It's February and that means Black History Month. As a former elementary school teacher, I know that children all over the country are reading biographies and writing reports of all the famous African Americans that helped to form, improve, and influence our country and its people. There will be numerous projects and posters featuring Rosa Parks, Martin Luther King, Harriet Tubman, Booker T. Washington, and all the other well-known people. But what about the not so well-known? What about the others who were just as brave, just as influential, just as contributing, but never made it to national "celebrity" status?
Each February, my third graders were immersed in all stories and biographies of the well-known "famous" people, but they also were introduced to a not so well-known African American, John Parker, through Doreen Rappaport's book Freedom River. The book tells of one particularly dangerous trip that John, a passionate abolitionist, made to Kentucky to help bring a slave family one step closer to their freedom. My South Carolina students discovered a new hero from a small town on the Ohio River who showed them the importance of standing up for what you believe in.
I have always felt a connection with this Virginia born man who lived in the 1800's. I am sure that some of my Ripley and Brown County, Ohio area ancestors such as the Montgomery's, Gates's, and Guy's must have known, and probably did business with John Parker. John was a former slave who bought his freedom and eventually settled in Ripley, Ohio where he owned and operated the Phoenix Foundry and Machine Company. Today, his home is a museum dedicated to teaching others about his remarkable life.
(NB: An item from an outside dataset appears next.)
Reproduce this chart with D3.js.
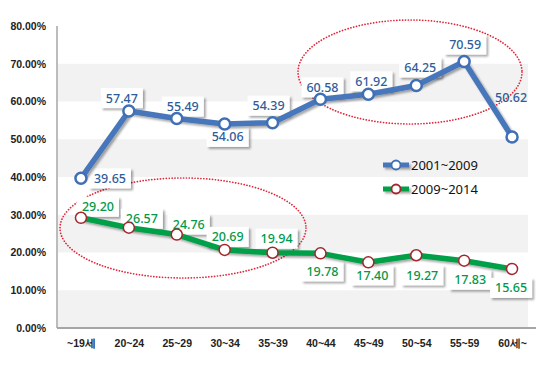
<!DOCTYPE html>
<html>
<head>
<meta charset="utf-8">
<script src="https://cdn.jsdelivr.net/npm/d3@7"></script>
<style>
  body { margin: 0; background: #fff; }
  svg { display: block; }
  .ytick text { font-family: "Liberation Sans", Arial, sans-serif; font-weight: bold; font-size: 10.5px; fill: #222; }
  .xtick text { font-family: "Liberation Sans", Arial, sans-serif; font-weight: bold; font-size: 10.5px; fill: #222; }
  .lbl { font-family: "Noto Sans", sans-serif; font-size: 12.5px; font-weight: 500; }
  .leg { font-family: "Noto Sans", sans-serif; font-size: 13px; fill: #111; }
</style>
</head>
<body>
<div id="chart"></div>
<script>
// data
var categories = ["~19세", "20~24", "25~29", "30~34", "35~39", "40~44", "45~49", "50~54", "55~59", "60세~"];
var series2001 = [39.65, 57.47, 55.49, 54.06, 54.39, 60.58, 61.92, 64.25, 70.59, 50.62];
var series2009 = [29.20, 26.57, 24.76, 20.69, 19.94, 19.78, 17.40, 19.27, 17.83, 15.65];
var seriesNames = ["2001~2009", "2009~2014"];
var yTicks = [0, 10, 20, 30, 40, 50, 60, 70, 80];

var width = 550, height = 367;

var svg = d3.select("#chart")
  .append("svg")
    .attr("width", width)
    .attr("height", height);

var defs = svg.append("defs");
var f = defs.append("filter").attr("id", "shadow")
    .attr("filterUnits", "userSpaceOnUse")
    .attr("x", 0).attr("y", 0).attr("width", width).attr("height", height);
f.append("feDropShadow").attr("dx", 2).attr("dy", 2).attr("stdDeviation", 1.2).attr("flood-color", "#000").attr("flood-opacity", 0.35);

// scales
var x = d3.scalePoint()
    .domain(categories)
    .range([57, 536])
    .padding(0.5);

var y = d3.scaleLinear()
    .domain([0, 80])
    .range([328, 26]);

// gray bands
for (var i = 0; i < yTicks.length - 1; i += 2) {
  svg.append("rect")
    .attr("x", 58)
    .attr("y", y(yTicks[i + 1]))
    .attr("width", 528 - 58)
    .attr("height", y(yTicks[i]) - y(yTicks[i + 1]))
    .attr("fill", "#f2f2f2");
}

// y axis
var yAxis = svg.append("g")
    .attr("class", "ytick")
    .attr("transform", "translate(57,0)")
    .call(d3.axisLeft(y).tickValues(yTicks).tickSize(0).tickPadding(11)
      .tickFormat(function(d) { return d.toFixed(2) + "%"; }));
yAxis.select(".domain").remove();

svg.append("line")
    .attr("x1", 57).attr("x2", 57)
    .attr("y1", y(80)).attr("y2", y(0))
    .attr("stroke", "#a6a6a6").attr("stroke-width", 1.5);
svg.append("line")
    .attr("x1", 57).attr("x2", 536)
    .attr("y1", y(0)).attr("y2", y(0))
    .attr("stroke", "#a6a6a6").attr("stroke-width", 2);

// x axis labels
var xAxis = svg.append("g")
    .attr("class", "xtick")
    .attr("transform", "translate(0," + y(0) + ")")
    .call(d3.axisBottom(x).tickSize(0).tickPadding(12));
xAxis.select(".domain").remove();

// dotted ellipses
svg.append("ellipse")
    .attr("cx", 410).attr("cy", 72).attr("rx", 112).attr("ry", 52)
    .attr("fill", "none").attr("stroke", "#e2263a").attr("stroke-width", 1.7)
    .attr("stroke-dasharray", "0.1,2.8").attr("stroke-linecap", "round");
svg.append("ellipse")
    .attr("cx", 183).attr("cy", 228).attr("rx", 123).attr("ry", 50)
    .attr("fill", "none").attr("stroke", "#e2263a").attr("stroke-width", 1.7)
    .attr("stroke-dasharray", "0.1,2.8").attr("stroke-linecap", "round");

var line = d3.line()
    .x(function(d, i) { return x(categories[i]); })
    .y(function(d) { return y(d); });

// label placement [dx, dy] of text centre from the point
var place2001 = [[29, 0], [-7, -13], [6, -12], [3, 13], [-4, -17], [2, -12], [3, -13], [4, -18], [1, -17], [-1, -39]];
var place2009 = [[17, -11], [13, -9], [12, -10], [3, -13], [4, -14], [2, 18], [4, 13], [6, 20], [6, 19], [-1, 19]];

function drawSeries(data, color, markerStroke, markerWidth) {
  var g = svg.append("g");
  g.append("path")
    .datum(data)
    .attr("d", line)
    .attr("fill", "none")
    .attr("stroke", color)
    .attr("stroke-width", 5.5)
    .attr("stroke-linejoin", "round")
    .attr("filter", "url(#shadow)");
  g.selectAll("circle")
    .data(data)
    .enter()
    .append("circle")
      .attr("cx", function(d, i) { return x(categories[i]); })
      .attr("cy", function(d) { return y(d); })
      .attr("r", 5.5)
      .attr("fill", "#fff")
      .attr("stroke", markerStroke)
      .attr("stroke-width", markerWidth);
  return g;
}

function drawLabels(data, place, textColor, noFill) {
  var g = svg.append("g");
  data.forEach(function(d, i) {
    var cx = x(categories[i]) + place[i][0];
    var cy = y(d) + place[i][1];
    var lg = g.append("g");
    var rect = lg.append("rect");
    var t = lg.append("text")
      .attr("class", "lbl")
      .attr("x", cx).attr("y", cy)
      .attr("text-anchor", "middle")
      .attr("dominant-baseline", "central")
      .attr("fill", textColor)
      .text(d.toFixed(2));
    var bb = t.node().getBBox();
    var clear = noFill && noFill(i);
    rect.attr("x", bb.x - 5).attr("y", cy - 10)
      .attr("width", bb.width + 10).attr("height", 20)
      .attr("fill", clear ? "none" : "#fff")
      .attr("filter", clear ? null : "url(#shadow)");
  });
}

drawLabels(series2009, place2009, "#00994a");
drawLabels(series2001, place2001, "#2f5d9a", function(i) { return i === 9; });
drawSeries(series2009, "#04a04a", "#a3262e", 1.5);
drawSeries(series2001, "#4677ba", "#3f6fb5", 2.5);

// legend
var legend = [
  {name: seriesNames[0], color: "#4677ba", mk: "#3f6fb5", y: 165},
  {name: seriesNames[1], color: "#04a04a", mk: "#a3262e", y: 189}
];
legend.forEach(function(l) {
  svg.append("rect")
    .attr("x", 383).attr("width", 26)
    .attr("y", l.y - 2.5).attr("height", 5)
    .attr("fill", l.color)
    .attr("filter", "url(#shadow)");
  svg.append("circle")
    .attr("cx", 396).attr("cy", l.y).attr("r", 4.5)
    .attr("fill", "#fff").attr("stroke", l.mk).attr("stroke-width", 1.8);
  svg.append("text")
    .attr("class", "leg")
    .attr("x", 411).attr("y", l.y)
    .attr("dominant-baseline", "central")
    .text(l.name);
});
</script>
</body>
</html>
Greg Haitz, president of the John P. Parker Historical Society in Ripley, sent me this link to the blog post Parker Was a Daring Slave Rescuer, on Cincinnati.com, written by Cincinnati Enquirer reporter Steve Kemme. In his post, Kemme tells the story of this remarkable man. If you are interested in discovering one of the lesser-known African Americans, you will find John Parker's story fascinating. He truly deserves to be in the ranks of those like Martin Luther King, Rosa Parks, and all the others that we so often hear about. He deserves to be the subject of Black History Month projects of children all over this country.